What you will do:
Repeat everything from the first line of the listing below through the line that contains "import plotly.graph_objects as go", exactly. Leave out pictures.

** BEGIN **

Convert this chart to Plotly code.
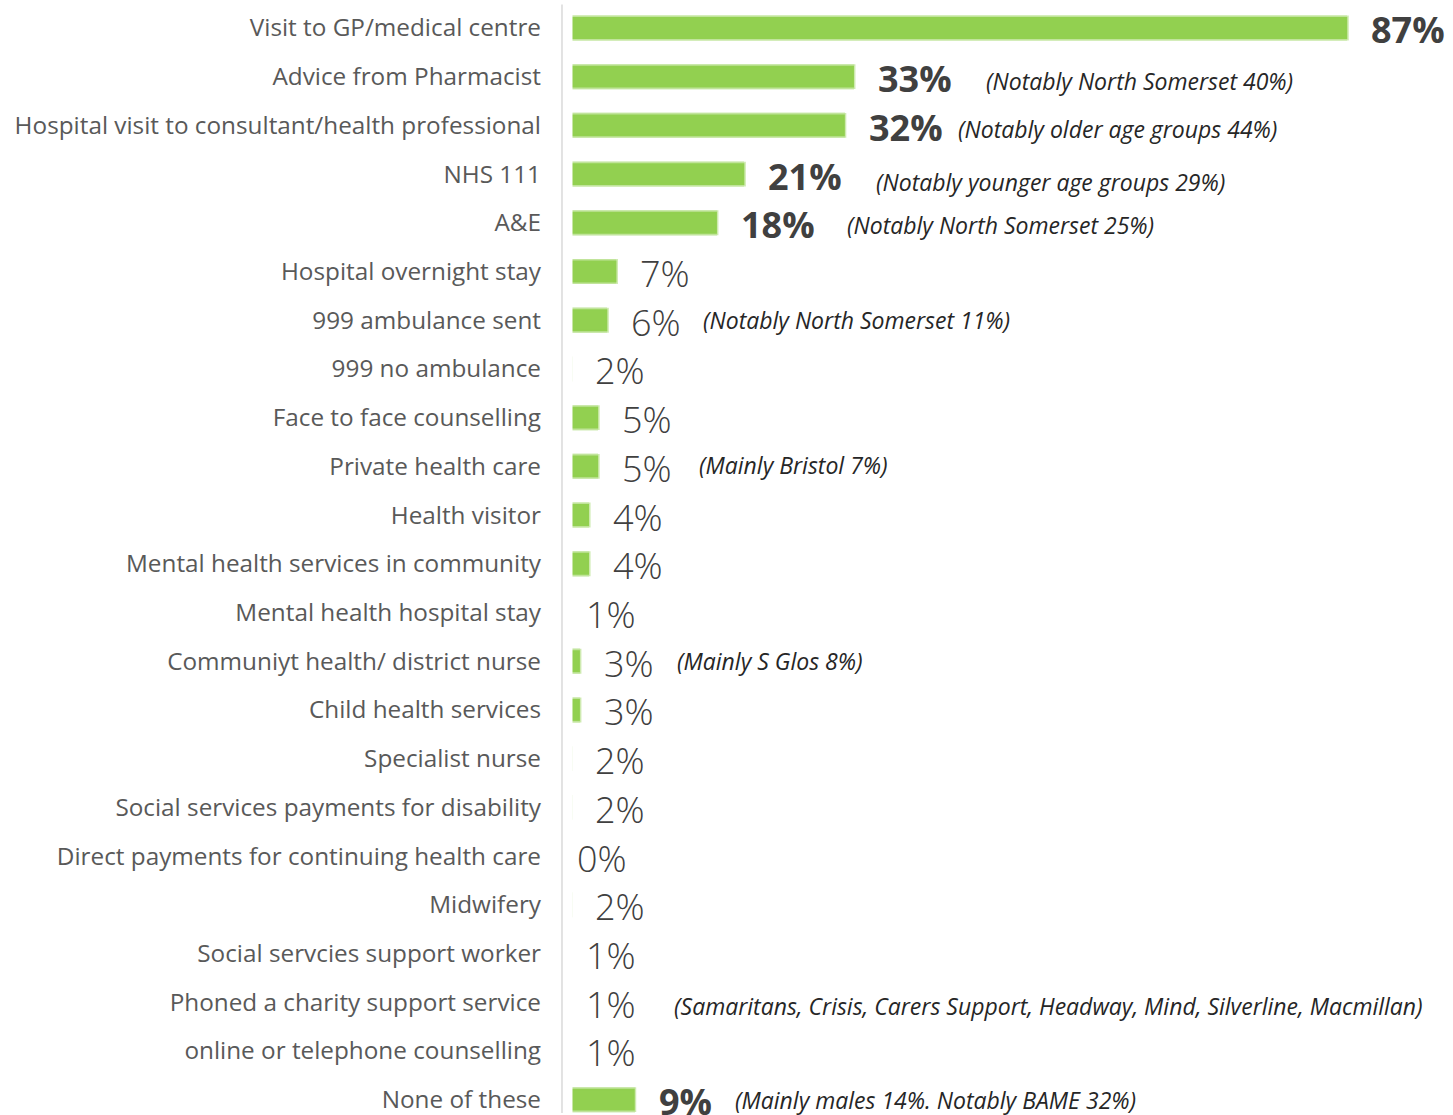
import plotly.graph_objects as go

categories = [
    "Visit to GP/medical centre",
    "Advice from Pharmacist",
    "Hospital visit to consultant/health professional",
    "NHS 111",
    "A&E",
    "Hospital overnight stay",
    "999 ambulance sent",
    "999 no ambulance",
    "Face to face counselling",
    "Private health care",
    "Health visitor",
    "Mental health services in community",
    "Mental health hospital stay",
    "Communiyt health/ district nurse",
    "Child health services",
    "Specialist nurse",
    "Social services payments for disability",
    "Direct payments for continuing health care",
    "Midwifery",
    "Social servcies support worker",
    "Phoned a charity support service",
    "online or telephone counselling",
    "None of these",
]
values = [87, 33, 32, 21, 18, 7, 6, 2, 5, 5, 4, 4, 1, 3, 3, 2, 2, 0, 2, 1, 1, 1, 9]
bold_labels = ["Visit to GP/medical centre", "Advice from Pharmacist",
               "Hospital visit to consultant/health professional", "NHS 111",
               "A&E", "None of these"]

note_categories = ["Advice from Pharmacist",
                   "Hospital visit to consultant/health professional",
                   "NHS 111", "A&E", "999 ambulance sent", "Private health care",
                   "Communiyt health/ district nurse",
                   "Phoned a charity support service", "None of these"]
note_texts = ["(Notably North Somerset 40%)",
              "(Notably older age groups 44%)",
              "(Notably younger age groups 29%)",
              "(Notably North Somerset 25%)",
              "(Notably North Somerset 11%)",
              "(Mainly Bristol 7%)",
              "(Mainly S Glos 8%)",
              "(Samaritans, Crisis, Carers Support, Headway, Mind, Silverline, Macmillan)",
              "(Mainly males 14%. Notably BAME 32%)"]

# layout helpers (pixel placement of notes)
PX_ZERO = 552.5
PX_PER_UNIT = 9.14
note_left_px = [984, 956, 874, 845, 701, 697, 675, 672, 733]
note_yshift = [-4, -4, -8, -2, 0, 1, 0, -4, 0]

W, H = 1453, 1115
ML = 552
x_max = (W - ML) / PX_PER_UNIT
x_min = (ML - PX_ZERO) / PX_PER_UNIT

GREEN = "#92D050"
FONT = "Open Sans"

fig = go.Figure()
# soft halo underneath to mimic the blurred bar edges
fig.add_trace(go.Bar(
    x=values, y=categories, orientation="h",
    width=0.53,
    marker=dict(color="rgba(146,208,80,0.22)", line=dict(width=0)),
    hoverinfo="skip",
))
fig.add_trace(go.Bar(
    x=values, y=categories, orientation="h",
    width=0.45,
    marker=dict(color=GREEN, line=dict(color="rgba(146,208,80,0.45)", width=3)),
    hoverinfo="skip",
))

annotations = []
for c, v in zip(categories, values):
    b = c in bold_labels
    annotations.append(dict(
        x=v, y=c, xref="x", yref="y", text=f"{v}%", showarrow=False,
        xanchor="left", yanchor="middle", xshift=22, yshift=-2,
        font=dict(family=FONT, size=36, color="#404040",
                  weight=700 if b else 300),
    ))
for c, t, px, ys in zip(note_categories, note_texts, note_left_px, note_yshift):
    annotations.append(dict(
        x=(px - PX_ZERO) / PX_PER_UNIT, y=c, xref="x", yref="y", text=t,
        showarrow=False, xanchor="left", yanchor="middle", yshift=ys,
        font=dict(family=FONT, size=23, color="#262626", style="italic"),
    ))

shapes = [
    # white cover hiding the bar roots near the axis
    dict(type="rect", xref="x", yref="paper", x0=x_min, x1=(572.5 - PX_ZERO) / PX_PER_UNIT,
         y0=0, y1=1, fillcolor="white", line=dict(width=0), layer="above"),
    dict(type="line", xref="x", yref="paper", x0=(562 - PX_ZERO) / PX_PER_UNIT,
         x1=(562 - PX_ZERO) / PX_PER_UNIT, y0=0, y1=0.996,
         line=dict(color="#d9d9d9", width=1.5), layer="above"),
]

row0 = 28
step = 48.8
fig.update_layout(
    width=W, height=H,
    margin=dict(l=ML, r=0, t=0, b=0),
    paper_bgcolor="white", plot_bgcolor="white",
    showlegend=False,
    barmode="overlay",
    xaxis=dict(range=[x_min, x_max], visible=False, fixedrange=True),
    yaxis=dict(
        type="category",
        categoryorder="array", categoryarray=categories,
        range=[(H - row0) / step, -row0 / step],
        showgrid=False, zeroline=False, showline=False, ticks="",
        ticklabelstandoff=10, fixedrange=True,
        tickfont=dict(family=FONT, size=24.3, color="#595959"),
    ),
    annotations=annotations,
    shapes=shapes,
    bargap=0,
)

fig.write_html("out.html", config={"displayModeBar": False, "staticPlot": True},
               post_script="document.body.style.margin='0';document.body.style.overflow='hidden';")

** END **

Expected answer:
Convert this chart to Plotly code.
import plotly.graph_objects as go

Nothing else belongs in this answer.